--- START Collected data ---

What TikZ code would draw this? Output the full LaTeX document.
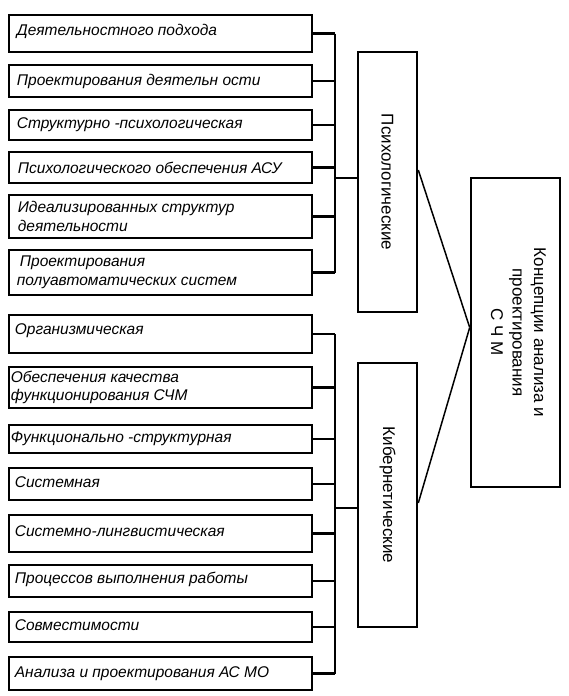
\documentclass[tikz,border=0pt]{standalone}
\usepackage{fontspec}
\setmainfont{Liberation Sans}
\usetikzlibrary{calc}
\begin{document}
\begin{tikzpicture}[x=1pt,y=-1pt,
  leftbox/.style={draw,line width=2.6pt,minimum width=303pt,inner sep=0pt,anchor=center},
  lefttext/.style={anchor=west,align=left,font=\fontsize{15.5}{18.5}\selectfont\itshape,inner sep=0pt},
  conn/.style={line width=2.2pt},
  diag/.style={line width=1.5pt},
  vbox/.style={draw,line width=2.6pt,inner sep=0pt},
  vtext/.style={rotate=-90,align=center,font=\fontsize{17}{21.5}\selectfont,inner sep=0pt}]
\useasboundingbox (0,0) rectangle (568,696);
% left boxes: top, bottom
\foreach \n/\t/\b in {1/15/52,2/65/97,3/110/140,4/152/183,5/195/238,6/250/295,7/315/353,8/367/408,9/425/453,10/468/500,11/515/552,12/565/597,13/612/642,14/657/690}{
  \node[leftbox,minimum height={\b-\t}] (b\n) at (160.5,{(\t+\b)/2}) {};
}
\node[lefttext] (t1) at ([xshift=9pt,yshift=2pt]b1.west) {Деятельностного подхода};
\node[lefttext] (t2) at ([xshift=9pt]b2.west) {Проектирования деятельн ости};
\node[lefttext] (t3) at ([xshift=9pt]b3.west) {Структурно -психологическая};
\node[lefttext] (t4) at ([xshift=10pt]b4.west) {Психологического обеспечения АСУ};
\node[lefttext] (t5) at ([xshift=10pt]b5.west) {Идеализированных структур\\деятельности};
\node[lefttext] (t6) at ([xshift=9pt]b6.west) {\hspace*{3pt}Проектирования\\полуавтоматических систем};
\node[lefttext] (t7) at ([xshift=7pt,yshift=3pt]b7.west) {Организмическая};
\node[lefttext] (t8) at ([xshift=3pt]b8.west) {Обеспечения качества\\функционирования СЧМ};
\node[lefttext] (t9) at ([xshift=3pt]b9.west) {Функционально -структурная};
\node[lefttext] (t10) at ([xshift=7pt,yshift=2pt]b10.west) {Системная};
\node[lefttext] (t11) at ([xshift=7pt,yshift=2pt]b11.west) {Системно-лингвистическая};
\node[lefttext] (t12) at ([xshift=7pt,yshift=2pt]b12.west) {Процессов выполнения работы};
\node[lefttext] (t13) at ([xshift=7pt,yshift=2pt]b13.west) {Совместимости};
\node[lefttext] (t14) at ([xshift=7pt]b14.west) {Анализа и проектирования АС МО};
% vertical category boxes
\node[vbox,minimum width=59pt,minimum height=260pt] (psy) at (387.5,182) {};
\node[vtext] (psyt) at (psy.center) {Психологические};
\node[vbox,minimum width=59pt,minimum height=264pt] (kib) at (387.5,495) {};
\node[vtext] (kibt) at (kib.center) {Кибернетические};
% main box
\node[vbox,minimum width=89pt,minimum height=309pt] (main) at (515.5,332.5) {};
\node[vtext] (maint) at ([xshift=3pt]main.center) {Концепции анализа и\\проектирования\\С Ч М};
% trunks
\coordinate (tx) at (335,0);
\foreach \n in {1,...,14}{
  \draw[conn] (b\n.east) -- (b\n.east -| tx);
}
\draw[conn] (b1.east -| tx) -- (b6.east -| tx);
\draw[conn] (b7.east -| tx) -- (b14.east -| tx);
\draw[conn] ([yshift=4pt]psy.west -| tx) -- ([yshift=4pt]psy.west);
\draw[conn] ([yshift=-13pt]kib.west -| tx) -- ([yshift=-13pt]kib.west);
% diagonals
\coordinate (mj) at ([yshift=5pt]main.west);
\draw[diag] ([yshift=12pt]psy.east) -- (mj);
\draw[diag] ([yshift=-8pt]kib.east) -- (mj);
\end{tikzpicture}
\end{document}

--- END Collected data ---

Reproduce the whole listing word for word, setting aside any pictures.

▶ [Solution]
What TikZ code would draw this? Output the full LaTeX document.
\documentclass[tikz,border=0pt]{standalone}
\usepackage{fontspec}
\setmainfont{Liberation Sans}
\usetikzlibrary{calc}
\begin{document}
\begin{tikzpicture}[x=1pt,y=-1pt,
  leftbox/.style={draw,line width=2.6pt,minimum width=303pt,inner sep=0pt,anchor=center},
  lefttext/.style={anchor=west,align=left,font=\fontsize{15.5}{18.5}\selectfont\itshape,inner sep=0pt},
  conn/.style={line width=2.2pt},
  diag/.style={line width=1.5pt},
  vbox/.style={draw,line width=2.6pt,inner sep=0pt},
  vtext/.style={rotate=-90,align=center,font=\fontsize{17}{21.5}\selectfont,inner sep=0pt}]
\useasboundingbox (0,0) rectangle (568,696);
% left boxes: top, bottom
\foreach \n/\t/\b in {1/15/52,2/65/97,3/110/140,4/152/183,5/195/238,6/250/295,7/315/353,8/367/408,9/425/453,10/468/500,11/515/552,12/565/597,13/612/642,14/657/690}{
  \node[leftbox,minimum height={\b-\t}] (b\n) at (160.5,{(\t+\b)/2}) {};
}
\node[lefttext] (t1) at ([xshift=9pt,yshift=2pt]b1.west) {Деятельностного подхода};
\node[lefttext] (t2) at ([xshift=9pt]b2.west) {Проектирования деятельн ости};
\node[lefttext] (t3) at ([xshift=9pt]b3.west) {Структурно -психологическая};
\node[lefttext] (t4) at ([xshift=10pt]b4.west) {Психологического обеспечения АСУ};
\node[lefttext] (t5) at ([xshift=10pt]b5.west) {Идеализированных структур\\деятельности};
\node[lefttext] (t6) at ([xshift=9pt]b6.west) {\hspace*{3pt}Проектирования\\полуавтоматических систем};
\node[lefttext] (t7) at ([xshift=7pt,yshift=3pt]b7.west) {Организмическая};
\node[lefttext] (t8) at ([xshift=3pt]b8.west) {Обеспечения качества\\функционирования СЧМ};
\node[lefttext] (t9) at ([xshift=3pt]b9.west) {Функционально -структурная};
\node[lefttext] (t10) at ([xshift=7pt,yshift=2pt]b10.west) {Системная};
\node[lefttext] (t11) at ([xshift=7pt,yshift=2pt]b11.west) {Системно-лингвистическая};
\node[lefttext] (t12) at ([xshift=7pt,yshift=2pt]b12.west) {Процессов выполнения работы};
\node[lefttext] (t13) at ([xshift=7pt,yshift=2pt]b13.west) {Совместимости};
\node[lefttext] (t14) at ([xshift=7pt]b14.west) {Анализа и проектирования АС МО};
% vertical category boxes
\node[vbox,minimum width=59pt,minimum height=260pt] (psy) at (387.5,182) {};
\node[vtext] (psyt) at (psy.center) {Психологические};
\node[vbox,minimum width=59pt,minimum height=264pt] (kib) at (387.5,495) {};
\node[vtext] (kibt) at (kib.center) {Кибернетические};
% main box
\node[vbox,minimum width=89pt,minimum height=309pt] (main) at (515.5,332.5) {};
\node[vtext] (maint) at ([xshift=3pt]main.center) {Концепции анализа и\\проектирования\\С Ч М};
% trunks
\coordinate (tx) at (335,0);
\foreach \n in {1,...,14}{
  \draw[conn] (b\n.east) -- (b\n.east -| tx);
}
\draw[conn] (b1.east -| tx) -- (b6.east -| tx);
\draw[conn] (b7.east -| tx) -- (b14.east -| tx);
\draw[conn] ([yshift=4pt]psy.west -| tx) -- ([yshift=4pt]psy.west);
\draw[conn] ([yshift=-13pt]kib.west -| tx) -- ([yshift=-13pt]kib.west);
% diagonals
\coordinate (mj) at ([yshift=5pt]main.west);
\draw[diag] ([yshift=12pt]psy.east) -- (mj);
\draw[diag] ([yshift=-8pt]kib.east) -- (mj);
\end{tikzpicture}
\end{document}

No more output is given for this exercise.